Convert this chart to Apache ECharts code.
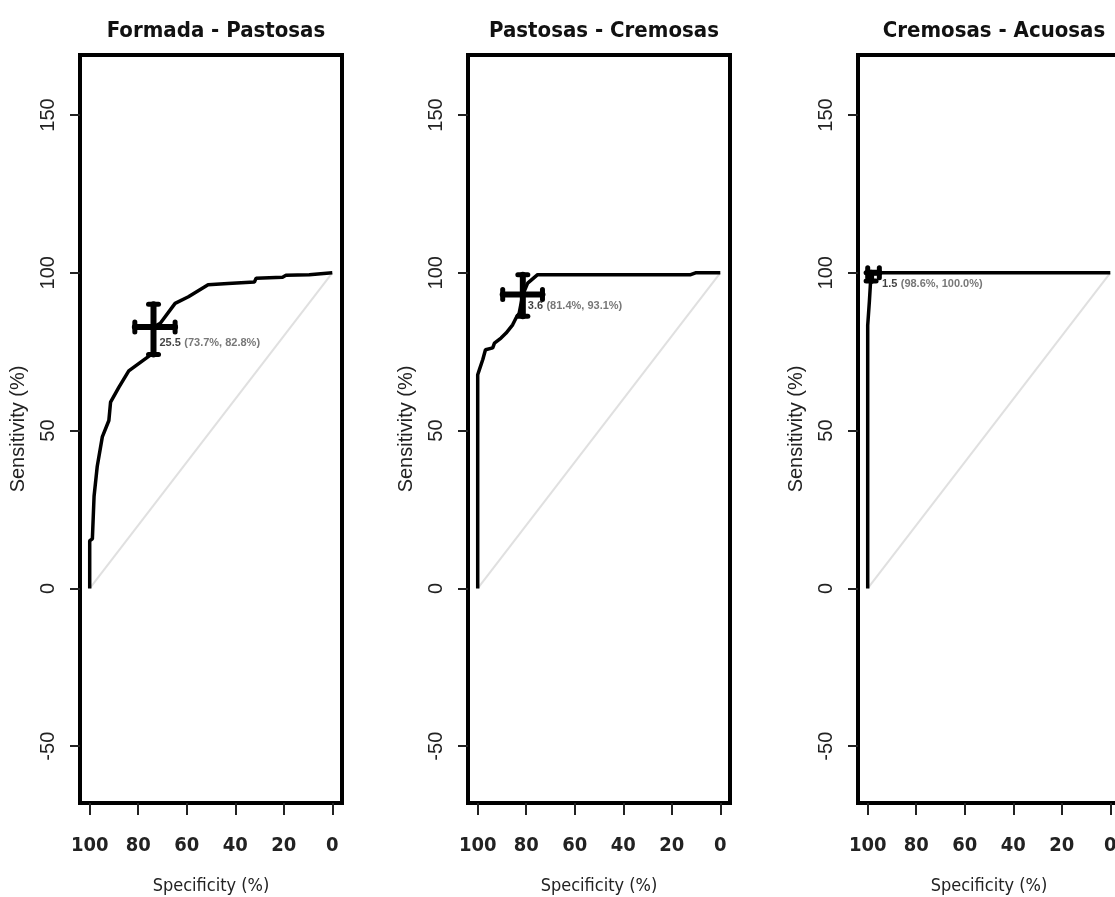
<!DOCTYPE html>
<html><head><meta charset="utf-8">
<script src="https://cdn.jsdelivr.net/npm/echarts@6/dist/echarts.min.js"></script>
<style>html,body{margin:0;padding:0;background:#fff}#c{width:1115px;height:897px}</style>
</head><body><div id="c"></div>
<script>
// ---- data ----
const titles = ['Formada - Pastosas', 'Pastosas - Cremosas', 'Cremosas - Acuosas'];
const xTicks = [100, 80, 60, 40, 20, 0];
const yTicks = [-50, 0, 50, 100, 150];
const xName = 'Specificity (%)';
const yName = 'Sensitivity (%)';
// ROC curves: [specificity %, sensitivity %]
const roc1 = [[100,0],[100,15.1],[98.9,15.7],[98.2,29.2],[96.9,38.6],[94.8,48],[92.1,53.2],[91.4,59],[88,63.7],[83.9,68.9],[78.4,72],[73.7,74.6],[73.7,82.8],[70.9,84],[64.8,90.3],[59.3,92.4],[51.2,96.2],[43,96.6],[32.1,97.1],[31.4,98.3],[20.5,98.6],[19.1,99.2],[9.5,99.4],[8.9,100],[0,100]];
const roc2 = [[100,0],[100,67.7],[99.3,69.3],[97.9,72.5],[96.8,75.6],[93.8,76.2],[93.1,77.7],[90.4,79.3],[88.3,80.9],[85.6,83.5],[84.2,85.7],[82.9,87.2],[81.4,93.1],[79.4,96.7],[75.3,99.4],[12.2,99.4],[10.2,100],[0,100]];
const roc3 = [[100,0],[100,83.3],[99.3,83.3],[99.3,91],[98.6,91],[98.6,100],[0,100]];
const diagonal = [[100,0],[0,100]];
// best thresholds
const thresholds = ['25.5', '3.6', '1.5'];
const bestPoints = [[73.7, 82.8], [81.4, 93.1], [98.6, 100]];
const specCI = [[64.8, 81.4], [73.3, 89.7], [95.2, 100]];
const sensCI = [[74.1, 90.0], [86.2, 99.4], [97.4, 100]];

// ---- layout ----
const rocs = [roc1, roc2, roc3];
const lefts = [80, 468, 858];
const gridTop = 55, gridW = 262, gridH = 748;
const labelOffsets = [[6, 10], [5, 5], [11, 5]];
const narrow = "'Liberation Sans Narrow', 'DejaVu Sans Condensed', 'Arial Narrow', sans-serif";
const sans = "'Liberation Sans', Arial, sans-serif";

const grid = [], xAxis = [], yAxis = [], title = [], series = [];
for (let i = 0; i < 3; i++) {
  grid.push({left: lefts[i], top: gridTop, width: gridW, height: gridH, show: true,
    borderColor: '#000', borderWidth: 4, backgroundColor: 'transparent',
    containLabel: false, outerBoundsMode: 'none'});
  title.push({text: titles[i], left: lefts[i] + gridW / 2, top: 15, textAlign: 'center',
    textStyle: {fontFamily: narrow, fontSize: 22, fontWeight: 'bold', color: '#111'}});
  xAxis.push({type: 'value', gridIndex: i, inverse: true, min: -4, max: 104,
    name: xName, nameLocation: 'middle', nameGap: 74,
    nameTextStyle: {fontFamily: narrow, fontSize: 18, color: '#222'},
    axisLine: {show: false, onZero: false}, splitLine: {show: false},
    axisTick: {show: true, length: 12, customValues: xTicks, lineStyle: {color: '#222', width: 2}},
    axisLabel: {customValues: xTicks, margin: 33, fontFamily: narrow, fontSize: 20, fontWeight: 'bold', color: '#222'}});
  yAxis.push({type: 'value', gridIndex: i, min: -68, max: 169,
    name: yName, nameLocation: 'middle', nameGap: 52,
    nameTextStyle: {fontFamily: sans, fontSize: 20, color: '#222'},
    axisLine: {show: false, onZero: false}, splitLine: {show: false},
    axisTick: {show: true, length: 10, customValues: yTicks, lineStyle: {color: '#222', width: 2}},
    axisLabel: {customValues: yTicks, rotate: 90, margin: 22, fontFamily: sans, fontSize: 20, color: '#222'}});
  series.push({type: 'line', xAxisIndex: i, yAxisIndex: i, data: diagonal, showSymbol: false, silent: true,
    lineStyle: {color: '#e0e0e0', width: 2}, z: 1});
  series.push({type: 'line', xAxisIndex: i, yAxisIndex: i, data: rocs[i], showSymbol: false, silent: true,
    lineStyle: {color: '#000', width: 3.5}, z: 3});
  series.push({type: 'custom', xAxisIndex: i, yAxisIndex: i, z: 4,
    data: [[bestPoints[i][0], bestPoints[i][1], specCI[i][0], specCI[i][1], sensCI[i][0], sensCI[i][1]]],
    encode: {x: [0, 2, 3], y: [1, 4, 5]},
    renderItem: function (params, api) {
      const x = api.value(0), y = api.value(1);
      const pL = api.coord([api.value(2), y]), pR = api.coord([api.value(3), y]);
      const pB = api.coord([x, api.value(4)]), pT = api.coord([x, api.value(5)]);
      const st = {stroke: '#000', lineWidth: 6, lineCap: 'round'};
      const cs = {stroke: '#000', lineWidth: 5, lineCap: 'round'};
      const c = 5;
      return {type: 'group', children: [
        {type: 'line', shape: {x1: pL[0], y1: pL[1], x2: pR[0], y2: pR[1]}, style: st},
        {type: 'line', shape: {x1: pB[0], y1: pB[1], x2: pT[0], y2: pT[1]}, style: st},
        {type: 'line', shape: {x1: pL[0], y1: pL[1] - c, x2: pL[0], y2: pL[1] + c}, style: cs},
        {type: 'line', shape: {x1: pR[0], y1: pR[1] - c, x2: pR[0], y2: pR[1] + c}, style: cs},
        {type: 'line', shape: {x1: pB[0] - c, y1: pB[1], x2: pB[0] + c, y2: pB[1]}, style: cs},
        {type: 'line', shape: {x1: pT[0] - c, y1: pT[1], x2: pT[0] + c, y2: pT[1]}, style: cs}
      ]};
    }});
  const thr = thresholds[i], sp = bestPoints[i][0].toFixed(1), se = bestPoints[i][1].toFixed(1);
  series.push({type: 'scatter', xAxisIndex: i, yAxisIndex: i, symbolSize: 0, silent: true, z: 5,
    data: [bestPoints[i]],
    label: {show: true, position: labelOffsets[i], align: 'left', verticalAlign: 'top',
      formatter: '{a|' + thr + '} {b|(' + sp + '%, ' + se + '%)}',
      rich: {a: {fontFamily: sans, fontSize: 11, fontWeight: 'bold', color: '#111'},
             b: {fontFamily: sans, fontSize: 11, fontWeight: 'bold', color: '#555'}}}});
}

const chart = echarts.init(document.getElementById('c'), null, {renderer: 'canvas'});
chart.setOption({animation: false, backgroundColor: '#fff', title, grid, xAxis, yAxis, series});
</script></body></html>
○ ○ ○ ○ ○
## WHAT TO PRODUCE
Return each line from the material above exactly, but not the pictures.

## FULL SOLUTION
Convert this chart to Apache ECharts code.
<!DOCTYPE html>
<html><head><meta charset="utf-8">
<script src="https://cdn.jsdelivr.net/npm/echarts@6/dist/echarts.min.js"></script>
<style>html,body{margin:0;padding:0;background:#fff}#c{width:1115px;height:897px}</style>
</head><body><div id="c"></div>
<script>
// ---- data ----
const titles = ['Formada - Pastosas', 'Pastosas - Cremosas', 'Cremosas - Acuosas'];
const xTicks = [100, 80, 60, 40, 20, 0];
const yTicks = [-50, 0, 50, 100, 150];
const xName = 'Specificity (%)';
const yName = 'Sensitivity (%)';
// ROC curves: [specificity %, sensitivity %]
const roc1 = [[100,0],[100,15.1],[98.9,15.7],[98.2,29.2],[96.9,38.6],[94.8,48],[92.1,53.2],[91.4,59],[88,63.7],[83.9,68.9],[78.4,72],[73.7,74.6],[73.7,82.8],[70.9,84],[64.8,90.3],[59.3,92.4],[51.2,96.2],[43,96.6],[32.1,97.1],[31.4,98.3],[20.5,98.6],[19.1,99.2],[9.5,99.4],[8.9,100],[0,100]];
const roc2 = [[100,0],[100,67.7],[99.3,69.3],[97.9,72.5],[96.8,75.6],[93.8,76.2],[93.1,77.7],[90.4,79.3],[88.3,80.9],[85.6,83.5],[84.2,85.7],[82.9,87.2],[81.4,93.1],[79.4,96.7],[75.3,99.4],[12.2,99.4],[10.2,100],[0,100]];
const roc3 = [[100,0],[100,83.3],[99.3,83.3],[99.3,91],[98.6,91],[98.6,100],[0,100]];
const diagonal = [[100,0],[0,100]];
// best thresholds
const thresholds = ['25.5', '3.6', '1.5'];
const bestPoints = [[73.7, 82.8], [81.4, 93.1], [98.6, 100]];
const specCI = [[64.8, 81.4], [73.3, 89.7], [95.2, 100]];
const sensCI = [[74.1, 90.0], [86.2, 99.4], [97.4, 100]];

// ---- layout ----
const rocs = [roc1, roc2, roc3];
const lefts = [80, 468, 858];
const gridTop = 55, gridW = 262, gridH = 748;
const labelOffsets = [[6, 10], [5, 5], [11, 5]];
const narrow = "'Liberation Sans Narrow', 'DejaVu Sans Condensed', 'Arial Narrow', sans-serif";
const sans = "'Liberation Sans', Arial, sans-serif";

const grid = [], xAxis = [], yAxis = [], title = [], series = [];
for (let i = 0; i < 3; i++) {
  grid.push({left: lefts[i], top: gridTop, width: gridW, height: gridH, show: true,
    borderColor: '#000', borderWidth: 4, backgroundColor: 'transparent',
    containLabel: false, outerBoundsMode: 'none'});
  title.push({text: titles[i], left: lefts[i] + gridW / 2, top: 15, textAlign: 'center',
    textStyle: {fontFamily: narrow, fontSize: 22, fontWeight: 'bold', color: '#111'}});
  xAxis.push({type: 'value', gridIndex: i, inverse: true, min: -4, max: 104,
    name: xName, nameLocation: 'middle', nameGap: 74,
    nameTextStyle: {fontFamily: narrow, fontSize: 18, color: '#222'},
    axisLine: {show: false, onZero: false}, splitLine: {show: false},
    axisTick: {show: true, length: 12, customValues: xTicks, lineStyle: {color: '#222', width: 2}},
    axisLabel: {customValues: xTicks, margin: 33, fontFamily: narrow, fontSize: 20, fontWeight: 'bold', color: '#222'}});
  yAxis.push({type: 'value', gridIndex: i, min: -68, max: 169,
    name: yName, nameLocation: 'middle', nameGap: 52,
    nameTextStyle: {fontFamily: sans, fontSize: 20, color: '#222'},
    axisLine: {show: false, onZero: false}, splitLine: {show: false},
    axisTick: {show: true, length: 10, customValues: yTicks, lineStyle: {color: '#222', width: 2}},
    axisLabel: {customValues: yTicks, rotate: 90, margin: 22, fontFamily: sans, fontSize: 20, color: '#222'}});
  series.push({type: 'line', xAxisIndex: i, yAxisIndex: i, data: diagonal, showSymbol: false, silent: true,
    lineStyle: {color: '#e0e0e0', width: 2}, z: 1});
  series.push({type: 'line', xAxisIndex: i, yAxisIndex: i, data: rocs[i], showSymbol: false, silent: true,
    lineStyle: {color: '#000', width: 3.5}, z: 3});
  series.push({type: 'custom', xAxisIndex: i, yAxisIndex: i, z: 4,
    data: [[bestPoints[i][0], bestPoints[i][1], specCI[i][0], specCI[i][1], sensCI[i][0], sensCI[i][1]]],
    encode: {x: [0, 2, 3], y: [1, 4, 5]},
    renderItem: function (params, api) {
      const x = api.value(0), y = api.value(1);
      const pL = api.coord([api.value(2), y]), pR = api.coord([api.value(3), y]);
      const pB = api.coord([x, api.value(4)]), pT = api.coord([x, api.value(5)]);
      const st = {stroke: '#000', lineWidth: 6, lineCap: 'round'};
      const cs = {stroke: '#000', lineWidth: 5, lineCap: 'round'};
      const c = 5;
      return {type: 'group', children: [
        {type: 'line', shape: {x1: pL[0], y1: pL[1], x2: pR[0], y2: pR[1]}, style: st},
        {type: 'line', shape: {x1: pB[0], y1: pB[1], x2: pT[0], y2: pT[1]}, style: st},
        {type: 'line', shape: {x1: pL[0], y1: pL[1] - c, x2: pL[0], y2: pL[1] + c}, style: cs},
        {type: 'line', shape: {x1: pR[0], y1: pR[1] - c, x2: pR[0], y2: pR[1] + c}, style: cs},
        {type: 'line', shape: {x1: pB[0] - c, y1: pB[1], x2: pB[0] + c, y2: pB[1]}, style: cs},
        {type: 'line', shape: {x1: pT[0] - c, y1: pT[1], x2: pT[0] + c, y2: pT[1]}, style: cs}
      ]};
    }});
  const thr = thresholds[i], sp = bestPoints[i][0].toFixed(1), se = bestPoints[i][1].toFixed(1);
  series.push({type: 'scatter', xAxisIndex: i, yAxisIndex: i, symbolSize: 0, silent: true, z: 5,
    data: [bestPoints[i]],
    label: {show: true, position: labelOffsets[i], align: 'left', verticalAlign: 'top',
      formatter: '{a|' + thr + '} {b|(' + sp + '%, ' + se + '%)}',
      rich: {a: {fontFamily: sans, fontSize: 11, fontWeight: 'bold', color: '#111'},
             b: {fontFamily: sans, fontSize: 11, fontWeight: 'bold', color: '#555'}}}});
}

const chart = echarts.init(document.getElementById('c'), null, {renderer: 'canvas'});
chart.setOption({animation: false, backgroundColor: '#fff', title, grid, xAxis, yAxis, series});
</script></body></html>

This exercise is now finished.